Python removing duplicates in list and 1==1.0 True

2019-08-11 05:29发布

问题:

I need to remove duplicates values in a list, but with set() or for ... if not in... loop I only get partially correct decisions. For example for ['asd', 'dsa', 1, '1', 1.0]

I get:

['asd', 'dsa', 1, '1']

but the required result is:

['asd', 'dsa', 1, '1', 1.0]

How can I achieve this?

回答1:

You can try

In [3]: [value for _, value in frozenset((type(x), x) for x in l)]
Out[3]: [1.0, '1', 1, 'dsa', 'asd']

We create a (temporary) frozenset of tuples containing both element and its type - to keep elements that are equal (such as 1, 1.0 and True) but have different types. Then we iterate over it, unpack tuples and retrieve elements (value).

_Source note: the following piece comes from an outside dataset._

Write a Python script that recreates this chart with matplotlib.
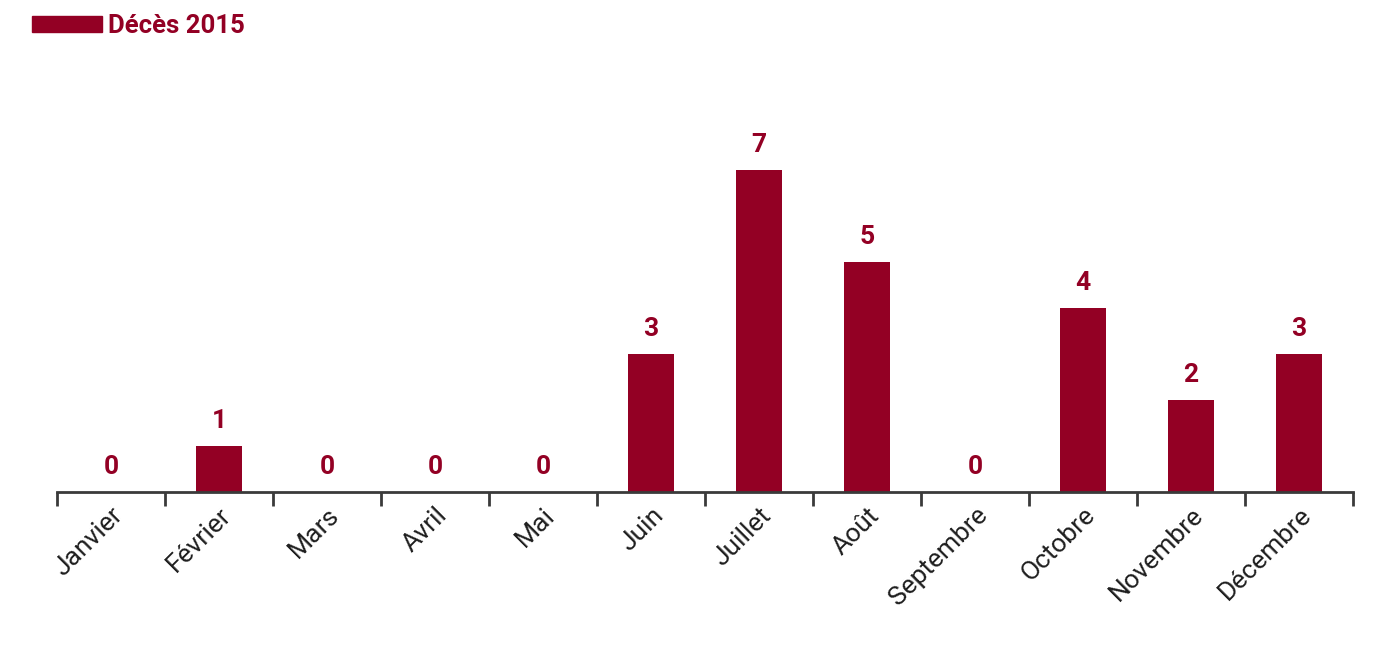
import matplotlib
matplotlib.use('Agg')
import matplotlib.pyplot as plt
import matplotlib.patches as mpatches
import numpy as np

months = ['Janvier', 'Février', 'Mars', 'Avril', 'Mai', 'Juin', 'Juillet',
          'Août', 'Septembre', 'Octobre', 'Novembre', 'Décembre']
deaths = [0, 1, 0, 0, 0, 3, 7, 5, 0, 4, 2, 3]
series_name = 'Décès 2015'

RED = '#930024'
AXIS = '#3a3a3a'

plt.rcParams['font.family'] = ['Roboto', 'DejaVu Sans']

fig = plt.figure(figsize=(13.95, 6.46), dpi=100)
ax = fig.add_axes([57 / 1395, 154 / 646, 1296 / 1395, 391 / 646])

x = np.arange(len(months))
bars = ax.bar(x, deaths, width=0.42, color=RED)

# value labels over each bar
for xi, v in zip(x, deaths):
    ax.annotate(str(v), (xi, v), xytext=(0, 9), textcoords='offset points',
                ha='center', va='bottom', fontsize=19, fontweight='bold',
                color=RED)

ax.set_xlim(-0.5, len(months) - 0.5)
ax.set_ylim(0, 8.5)

for s in ['top', 'right', 'left']:
    ax.spines[s].set_visible(False)
ax.spines['bottom'].set_color(AXIS)
ax.spines['bottom'].set_linewidth(2)
ax.set_yticks([])

# labels at centres, tick marks at category boundaries
ax.set_xticks(x)
ax.set_xticklabels(months, rotation=45, ha='right', rotation_mode='anchor',
                   fontsize=19, color='#1e1e1e', fontweight='normal')
ax.tick_params(axis='x', which='major', length=0, pad=8)
ax.set_xticks(np.arange(-0.5, len(months), 1.0), minor=True)
ax.tick_params(axis='x', which='minor', length=10, width=2, color=AXIS,
               direction='out')

handle = mpatches.Patch(color=RED, label=series_name)
leg = fig.legend(handles=[handle], loc='upper left',
                 bbox_to_anchor=(22 / 1395, 1 - 4 / 646), frameon=False,
                 fontsize=18.5, handlelength=2.7, handleheight=0.55,
                 handletextpad=0.25, borderaxespad=0)
for t in leg.get_texts():
    t.set_color(RED)
    t.set_fontweight('bold')

fig.savefig('out.png', dpi=100)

Sure, we could as well use ordinary set, which is mutable, but we don't need mutability because our set is temporary.

Note that this won't necessarily preserve the original order.

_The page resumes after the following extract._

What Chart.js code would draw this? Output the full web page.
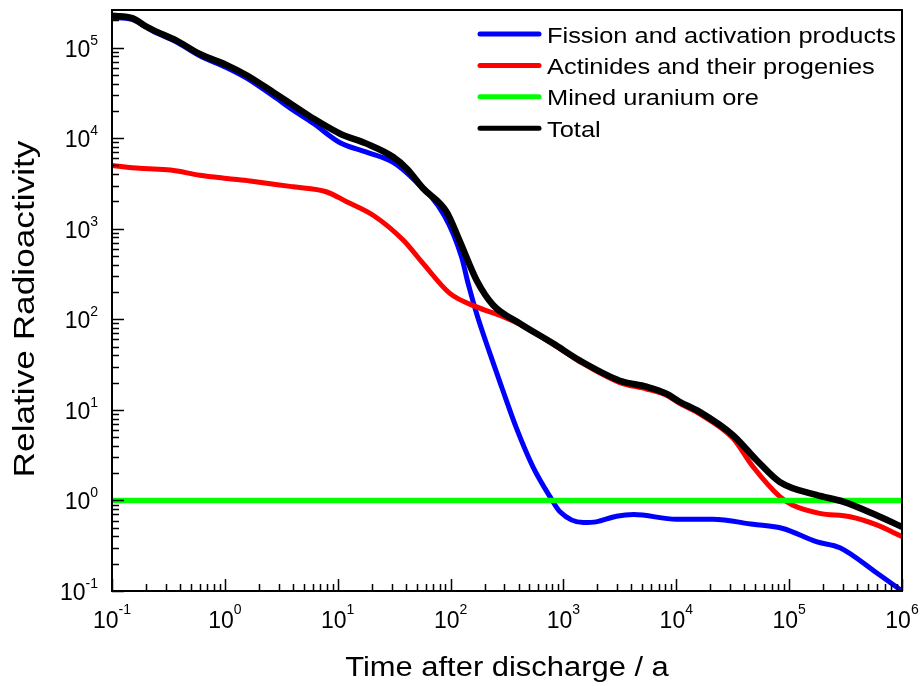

If you need the original order preserved, use collections.OrderedDict, which is a hash map (just like regular dict) and therefore works similarly to frozenset/set

In [16]: from collections import OrderedDict

In [17]: [value for _, value in OrderedDict.fromkeys((type(x), x) for x in l)]
Out[17]: ['asd', 'dsa', 1, '1', 1.0]


回答2:

This is a good case for the decorate-sort-undecorate pattern, with the sort part modified to just create a set:

dest = [el for el, ignore
        in set((x, type(x))
               for x in src)]

The decoration step adds element type to the set, so that e.g. 1 and 1.0 compare different. The final list is then obtained by undecorating the set, i.e. removing the no longer needed type objects.